Operating teams at United over the past year also have invested in technology and improved processes to enhance recovery from irregular operations. An improved ability to recover more quickly has led to not only a more reliable operation but also a more cost-effective one, Chief Financial Officer Michael Leskinen says.
“Notably, crew-related disruption expenses, such as premium pay and deadheading costs, are much lower than we have seen during similar events in prior years,” Leskinen said during a second-quarter earnings call. “The full impact of these improvements drove approximately one point of [cost per available seat mile excluding fuel and net special items] improvement in [the second quarter] compared to our own expectations.”
Cultivating Resiliency
The worst planning teams are focused only on their own plan, says Sutcliffe, who describes Southwest’s enhanced internal collaboration as providing a more holistic view across the operation.

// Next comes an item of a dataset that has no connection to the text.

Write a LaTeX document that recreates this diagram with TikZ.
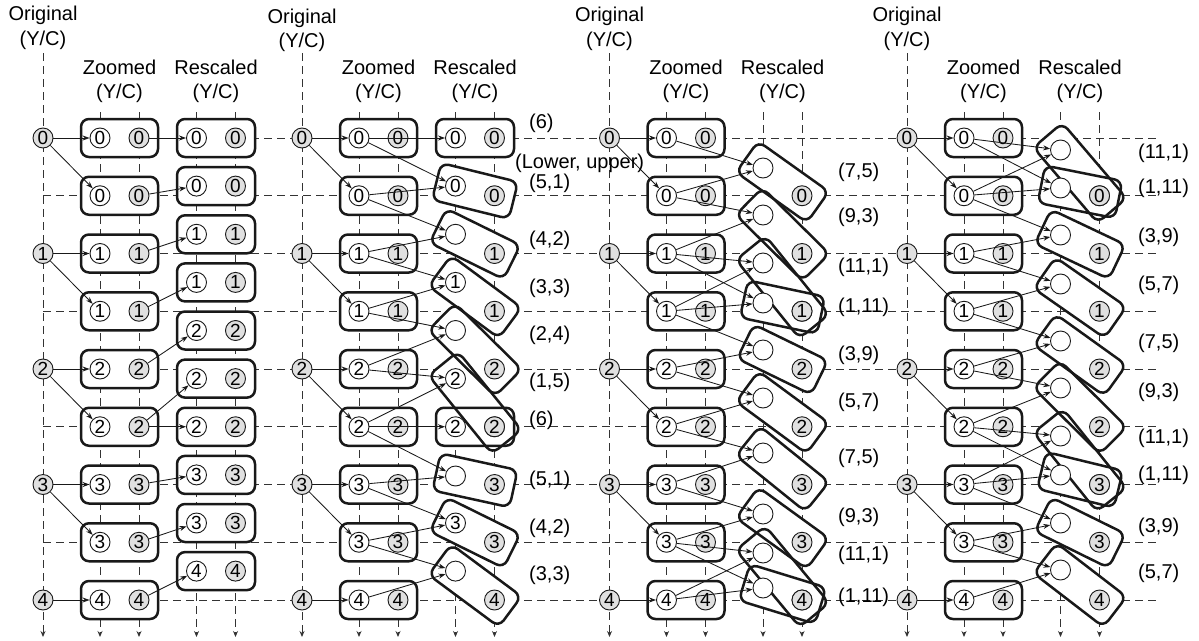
\documentclass[tikz,border=0pt]{standalone}
\usepackage{fontspec}
\setmainfont{Liberation Sans}
\usetikzlibrary{arrows.meta}
\newcommand\rescbox[5]{%
  \pgfmathsetmacro\rbang{atan2(-((#4)-(#2)),(#3)-(#1))}%
  \pgfmathsetmacro\rblen{veclen((#3)-(#1),(#4)-(#2))+39}%
  \node[#5, minimum width=\rblen pt, rotate=\rbang] at ({((#1)+(#3))/2},{((#2)+(#4))/2}) {};%
}
\newcommand\panelR[7]{%
  \foreach \k in {0,...,8} {\node[bxfill] (zbf#1-\k) at ({#2+76.5},{138+57.75*\k}) {};}
  \foreach \j/\yl/\yr/\ll/\rl in {#3} {\rescbox{#2+153.5}{\yl}{#2+192.5}{\yr}{bxfill, name=rbf#1-\j}}
  \foreach \k in {0,...,8} {\node[bxline] (zb#1-\k) at ({#2+76.5},{138+57.75*\k}) {};}
  \foreach \j/\yl/\yr/\ll/\rl in {#3} {\rescbox{#2+153.5}{\yl}{#2+192.5}{\yr}{bxline, name=rb#1-\j}}
  \foreach \i in {0,...,4} {\node[gc] (o#1-\i) at (#2,{138+115.5*\i}) {\i};}
  \foreach \k in {0,...,8} {\pgfmathtruncatemacro\kl{\k/2}
     \node[wc] (zl#1-\k) at ({#2+57},{138+57.75*\k}) {\kl};
     \node[gc] (zr#1-\k) at ({#2+96},{138+57.75*\k}) {\kl};}
  \foreach \j/\yl/\yr/\ll/\rl in {#3} {
     \node[gc] (rr#1-\j) at ({#2+192.5},\yr) {\rl};
     \node[wc] (rl#1-\j) at ({#2+153.5},\yl) {\ifnum\ll<0 \else\ll\fi};}
  \foreach \i in {0,...,3} {\pgfmathtruncatemacro\ia{2*\i}\pgfmathtruncatemacro\ib{2*\i+1}
     \draw[arr] (o#1-\i) -- (zl#1-\ia); \draw[arr] (o#1-\i) -- (zl#1-\ib);}
  \draw[arr] (o#1-4) -- (zl#1-8);
  \foreach \k/\j in {#4} {\draw[arr] (#5#1-\k) -- (rl#1-\j);}
  \node[lab, anchor=base] (to#1) at (#2,#6) {Original};
  \node[lab, anchor=base] (ty#1) at (#2,#7) {(Y/C)};
  \node[lab, anchor=base] (tz#1) at ({#2+76.5},74) {Zoomed};
  \node[lab, anchor=base] (tzy#1) at ({#2+76.5},98) {(Y/C)};
  \node[lab, anchor=base] (tr#1) at ({#2+173},74) {Rescaled};
  \node[lab, anchor=base] (try#1) at ({#2+173},98) {(Y/C)};
}
\begin{document}
\begin{tikzpicture}[x=1pt,y=-1pt,
  dl/.style={dash pattern=on 8pt off 5pt, line width=0.9pt, draw=black!80},
  bx/.style={rectangle, rounded corners=8pt, minimum height=38pt, minimum width=77pt, inner sep=0pt},
  bxfill/.style={bx, fill=white},
  bxline/.style={bx, draw=black!90, line width=2.5pt},
  wc/.style={circle, draw=black!90, fill=white, line width=0.9pt, minimum size=20pt, inner sep=0pt, font=\fontsize{19}{19}\selectfont},
  gc/.style={wc, fill=black!12},
  arr/.style={-{Stealth[length=7pt,width=5pt]}, line width=0.85pt, draw=black!90},
  lab/.style={font=\fontsize{20}{24}\selectfont, inner sep=0pt},
]
\useasboundingbox (0,0) rectangle (1199,640);
% grid
\foreach \k in {0,...,8} {\draw[dl] (43,{138+57.75*\k}) -- (1157,{138+57.75*\k});}
\foreach \O in {43,302,609.5,907} {
  \draw[dl, -{Stealth[length=6pt,width=5pt]}] (\O,53) -- (\O,637);
  \foreach \dx in {57,96,153.5,192.5} {\draw[dl, -{Stealth[length=6pt,width=5pt]}] ({\O+\dx},112) -- ({\O+\dx},637);}
}
% panels
\panelR{1}{43}{0/138/138/0/0, 1/186.1/186.1/0/0, 2/234.3/234.3/1/1, 3/282.4/282.4/1/1, 4/330.5/330.5/2/2, 5/378.6/378.6/2/2, 6/426.75/426.75/2/2, 7/474.9/474.9/3/3, 8/523/523/3/3, 9/571.1/571.1/4/4}{0/0,1/1,2/2,3/3,4/4,5/5,5/6,6/7,7/8,8/9}{zr}{20.5}{45.5}
\panelR{2}{302}{0/138/138/0/0, 1/186.1/195.75/0/0, 2/234.3/253.5/-1/1, 3/282.4/311.25/1/1, 4/330.5/369/-1/2, 5/378.6/426.75/2/2, 6/426.75/426.75/2/2, 7/476/484.5/-1/3, 8/523/542.25/3/3, 9/571.1/600/-1/4}{0/0,0/1,1/1,1/2,2/2,2/3,3/3,3/4,4/4,4/5,5/5,5/6,5/7,6/7,6/8,7/8,7/9,8/9}{zl}{23.5}{47.5}
\panelR{3}{609.5}{1/168/195.75/-1/0, 2/215/253.5/-1/1, 3/263/311.25/-1/1, 4/303/311.25/-1/1, 5/350/369/-1/2, 6/398/426.75/-1/2, 7/453/484.5/-1/3, 8/514/542.25/-1/3, 9/553/600/-1/4, 10/588/600/-1/4}{0/1,1/1,1/2,2/2,2/3,3/3,2/4,3/4,3/5,4/5,4/6,5/6,5/7,6/7,6/8,7/8,7/9,8/9,7/10,8/10}{zl}{21.5}{46}
\panelR{4}{907}{1/150/195.75/-1/0, 2/188/195.75/-1/0, 3/235/253.5/-1/1, 4/284/311.25/-1/1, 5/341/369/-1/2, 6/388/426.75/-1/2, 7/436/484.5/-1/3, 8/475/484.5/-1/3, 9/523/542.25/-1/3, 10/570/600/-1/4}{0/1,1/1,0/2,1/2,1/3,2/3,2/4,3/4,3/5,4/5,4/6,5/6,5/7,6/7,5/8,6/8,6/9,7/9,7/10,8/10}{zl}{21.5}{46}
% weight labels
\node[lab, anchor=west] (lbLU) at (515,163) {(Lower, upper)};
\foreach \n/\y/\t in {a/123/{(6)}, b/183/{(5,1)}, c/240/{(4,2)}, d/288/{(3,3)}, e/335/{(2,4)}, f/382/{(1,5)}, g/420/{(6)}, h/480/{(5,1)}, i/528/{(4,2)}, j/575/{(3,3)}}
  {\node[lab, anchor=west] (lb2\n) at (529,\y) {\t};}
\foreach \n/\y/\t in {a/172/{(7,5)}, b/217/{(9,3)}, c/267/{(11,1)}, d/307/{(1,11)}, e/355/{(3,9)}, f/402/{(5,7)}, g/458/{(7,5)}, h/517/{(9,3)}, i/555/{(11,1)}, j/597/{(1,11)}}
  {\node[lab, anchor=west] (lb3\n) at (838,\y) {\t};}
\foreach \n/\y/\t in {a/153/{(11,1)}, b/188/{(1,11)}, c/237/{(3,9)}, d/285/{(5,7)}, e/343/{(7,5)}, f/392/{(9,3)}, g/438/{(11,1)}, h/475/{(1,11)}, i/527/{(3,9)}, j/573/{(5,7)}}
  {\node[lab, anchor=west] (lb4\n) at (1138,\y) {\t};}
\end{tikzpicture}
\end{document}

As it gears up for the winter, the airline will continue to focus on resilience—the skill to bounce back from disruption, stronger and readier for the next.
“No matter how bad today gets, we want tomorrow to start fresh, and there’s proof in our ability to do that—even during the Elliott winter storm, we were able to go from 1,500 flights to 4,200 the next day,” Decaire says. “What you’ll see in our numbers is that we start tomorrow a lot faster, and we’re much more resilient because we have that in our mindset.”